In their paper titled “Bitcoin and the Energy Transition: From Risk to Opportunity,” the authors argue that Bitcoin, known for its high energy consumption, could paradoxically emerge as a catalyst for energy transition and a solution to global energy challenges.
The report emphasizes the crucial role of energy in the evolution of civilizations and the growing demand for clean, reliable, and affordable energy sources. While Bitcoin’s energy intensity has been subject to criticism, the report provides a balanced perspective by highlighting the potential benefits of Bitcoin’s energy consumption for the energy sector.
Campbell and Larsen explore Bitcoin’s unique properties and outline seven ways in which Bitcoin can contribute to an energy-abundant future necessary for human prosperity.
One of the opportunities identified is the efficient management of electricity grids. As renewable energy sources become more prominent, the integration of intermittent generation poses challenges to grid stability. By incorporating Bitcoin miners into rapid control response solutions, grid operators can counteract decentralization and lack of inertia in these smaller generators.
The authors also discuss how Bitcoin mining can help mitigate natural gas flaring, a significant contributor to global warming.
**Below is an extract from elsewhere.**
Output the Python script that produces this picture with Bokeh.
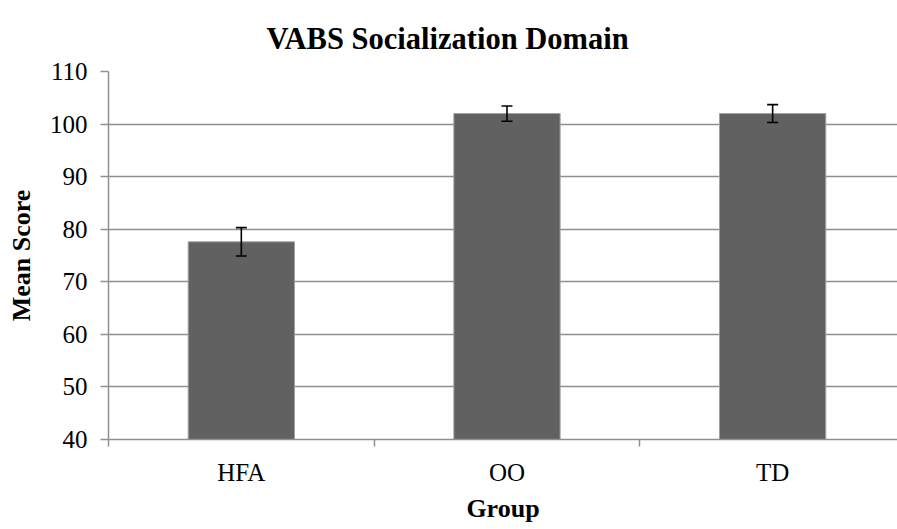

By utilizing stranded gas or captured methane from oil extraction and landfills, Bitcoin mining aligns with climate change mitigation efforts.
Furthermore, Bitcoin mining has the potential to accelerate the adoption of wind and solar energy. Despite criticisms of its energy consumption and carbon footprint, the mining community has been actively promoting the use of sustainable electricity sources driven by the pursuit of cheaper energy.
The report also highlights Bitcoin mining’s potential to improve the economics of nuclear power and unlock the potential of Ocean Thermal Energy Conversion (OTEC). Additionally, Bitcoin mining’s heat recovery and utilization of geothermal and hydroelectric energy can optimize energy supply.
The authors predict that as Bitcoin and energy markets continue to intersect, vertical integration between energy infrastructure owners and miners will increase. The convergence of Bitcoin mining and energy production is seen as a facilitator of a sustainable and energy-abundant future, rather than a hindrance.
The report concludes that criticism of Bitcoin’s energy consumption often originates from a limited understanding of the Bitcoin network and the energy sector. The authors highlight that Bitcoin miners actively seek low-cost energy sources for financial viability, often targeting stranded or untapped forms of energy. This practice could potentially lead to a worldwide energy growth boom, catalyzing human progress and prosperity.
While concerns persist about Bitcoin’s energy consumption, this report unveils opportunities within its intersection with the energy industry. By shifting the focus from risks to options, it emphasizes Bitcoin’s potential contribution to the energy transition.